There is a possible rezoning option that might not agitate communities made up of single-family homes. Rezoning Seattle’s industrial areas could ease the strain. The city’s strictly zoned industrial areas are full of empty buildings. Instead of reserving these areas for last century’s heavy industry, Seattle could encourage its large population of tech companies to use this industrial space by changing the city’s definition of “industrial.” Better yet, it could rezone these areas for housing as well.
Rezoning Would Be a Less Costly Fix
Without opening up Seattle to denser development, any revenue generated by the head tax will not alleviate the crisis. Short-term solutions won’t help the homeless long term; they need stability to get themselves on their feet and back into the workforce.

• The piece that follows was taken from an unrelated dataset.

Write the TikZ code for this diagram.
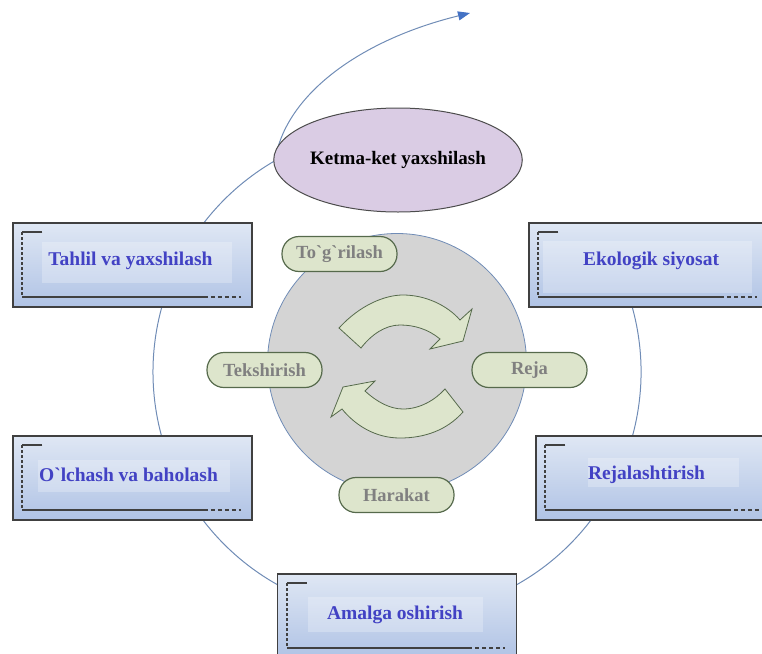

Furthermore, the hidden costs of the head tax may only exacerbate unemployment. If Amazon decides that Seattle isn’t the best place to do business, it could relocate to its future headquarters taking taxpaying employees and its tax-generating revenue elsewhere. If it does, it could send shockwaves through Seattle’s local economy which will suffer from its own loss of revenue. Amazon employs 40,000 people and its new building is expected to house another 7,000 employees. If instead, Seattle scares away the online retailer, the loss of tax revenue and jobs may reduce demand for housing, but the city’s supply of taxpaying citizens will also decrease, along with their income. Seattle should reconsider this gambit. It would be cheaper and easier to rezone areas and allow the housing market to self-correct.